The BBC America DVD release gets mixed cheers and jeers. Big cheers mainly for it just existing in the first place, and for the packaging, all hyper lurid dayglo, with lovely postcards of Vyv, Rick, Neil and Mike, helpfully labelled "punk," "poseur," "hippie," and "player.," Jeers for intrusive advertising of the DVD you-must-sit-through-it-every-damned-time variety on all three discs. At least let us hit "stop" and go to the menu, willya? Cheers for optional subtitles: Alexei Sayle's multifarious accents could get a bit thick for us yank wankers and the puppet characters were usually even worse. Half a jeer for subtitles that occasionally miss some of the nuances of the gags. Half a jeer for not-very-good indexing; each of the twelve episodes gets six index points, which means you can't really jump to your favorite bit very readily. Cheers though for a DVD interface that's more usable than many. More jeer than cheer for the bonus disc: two short self-congratulatory documentaries that provide limited insight and a little historical perspective, and an episode apiece of Filthy Rich and Catflap and Bottom, shows that featured many of the same cast members but lacked the essential spark and weird energy of the real thing -- a mildly entertaining assortment, with an unfortunate emphasis on the "mild." But then, the bonus material isn't really the point, is it?.

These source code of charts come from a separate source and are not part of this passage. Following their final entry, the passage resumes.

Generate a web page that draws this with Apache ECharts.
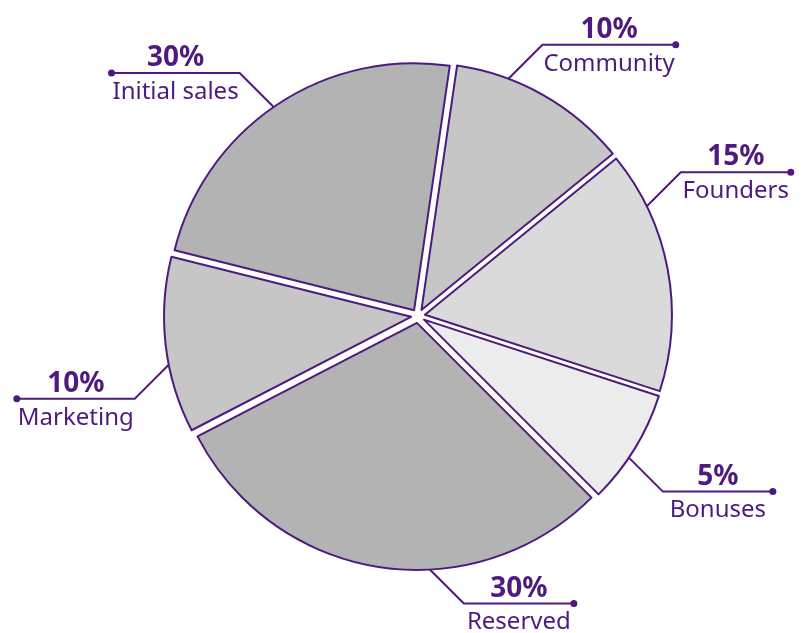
<!DOCTYPE html>
<html>
<head>
<meta charset="utf-8">
<script src="https://cdn.jsdelivr.net/npm/echarts@6/dist/echarts.min.js"></script>
<style>
  html, body { margin: 0; padding: 0; background: #fff; }
  #chart { width: 808px; height: 633px; }
</style>
</head>
<body>
<div id="chart"></div>
<script>
// token split pie, slices drawn clockwise from just right of 12 o'clock
const names = ['Community', 'Founders', 'Bonuses', 'Reserved', 'Marketing', 'Initial sales']
const values = [11.8, 15.9, 7.5, 29.9, 11.5, 23.4]
const shareLabels = ['10%', '15%', '5%', '30%', '10%', '30%']

const purple = '#4e1a7f'
const sliceColors = ['#c6c6c6', '#dadada', '#ececec', '#b3b3b3', '#c6c6c6', '#b3b3b3']
// how far round each slice (clockwise, 0..1) its guide line leaves the edge
const anchorFractions = [0.29, 0.23, 0.59, 0.39, 0.39, 0.49]
const cx = 418
const cy = 316
const radius = 247
const startAngle = 81.7
const offset = 7
const nameFont = 'normal 24px "Noto Sans"'
const shareFont = 'bold 28px "Noto Sans"'

const myChart = echarts.init(document.getElementById('chart'))

// text width, used to size the flat part of each guide line
const ctx = document.createElement('canvas').getContext('2d')
function textWidth(str, font) {
  ctx.font = font
  return ctx.measureText(str).width
}

// where the guide line leaves each slice (slices are pushed out by the select offset)
function anchorOf(i) {
  const total = values.reduce((a, b) => a + b, 0)
  let before = 0
  for (let k = 0; k < i; k++) before += values[k]
  const a0 = startAngle - before / total * 360
  const span = values[i] / total * 360
  const mid = (a0 - span / 2) * Math.PI / 180
  const t = (a0 - span * anchorFractions[i]) * Math.PI / 180
  return {
    x: cx + offset * Math.cos(mid) + radius * Math.cos(t),
    y: cy - offset * Math.sin(mid) - radius * Math.sin(t),
    sx: Math.cos(t) >= 0 ? 1 : -1,
    sy: Math.sin(t) >= 0 ? -1 : 1
  }
}

// guide line, end dot and the two text rows for every slice
function labelGraphics() {
  const items = []
  names.forEach((n, i) => {
    const a = anchorOf(i)
    const ex = a.x + a.sx * 34
    const ey = a.y + a.sy * 34
    const w = Math.max(textWidth(n, nameFont), textWidth(shareLabels[i], shareFont))
    const len = Math.max(w + 2, 110)
    const fx = ex + a.sx * len
    const tx = ex + a.sx * len / 2
    items.push({
      type: 'polyline',
      silent: true,
      shape: { points: [[a.x, a.y], [ex, ey], [fx, ey]] },
      style: { stroke: purple, lineWidth: 2, fill: null }
    })
    items.push({
      type: 'circle',
      silent: true,
      shape: { cx: fx, cy: ey, r: 3.5 },
      style: { fill: purple }
    })
    items.push({
      type: 'text',
      silent: true,
      style: {
        text: shareLabels[i], x: tx, y: ey - 15,
        font: shareFont, fill: purple, align: 'center', verticalAlign: 'middle'
      }
    })
    items.push({
      type: 'text',
      silent: true,
      style: {
        text: n, x: tx, y: ey + 19,
        font: nameFont, fill: purple, align: 'center', verticalAlign: 'middle'
      }
    })
  })
  return items
}

const option = {
  backgroundColor: '#fff',
  animation: false,
  graphic: labelGraphics(),
  series: [{
    type: 'pie',
    center: [cx, cy],
    radius: radius,
    startAngle: startAngle,
    clockwise: true,
    selectedMode: 'multiple',
    selectedOffset: offset,
    itemStyle: {
      borderColor: purple,
      borderWidth: 2
    },
    select: {
      itemStyle: {
        borderColor: purple,
        borderWidth: 2
      }
    },
    emphasis: { disabled: true },
    label: { show: false },
    labelLine: { show: false },
    data: names.map((n, i) => ({
      name: n,
      value: values[i],
      selected: true,
      itemStyle: { color: sliceColors[i] }
    }))
  }]
}

myChart.setOption(option)
</script>
</body>
</html>
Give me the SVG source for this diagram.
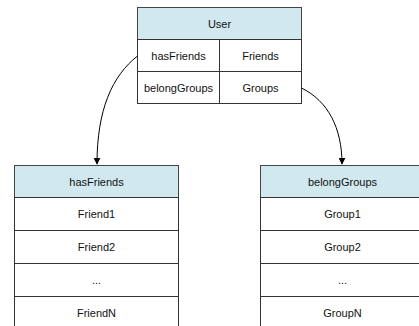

One other thing I hoped for from the DVD was improved sound quality: many of the characters are shouting loudly almost all the time, and any difficulty I had understanding them seemed to stem as much from the distorted overdriven quality of their voices as from their accents. The DVD doesn't clear that up at all, they still go a bit "WAAAHHH" when they get going -- pity, but I s'pose it was a question of trauma to the original microphones, not a limitation of the VHS transfer.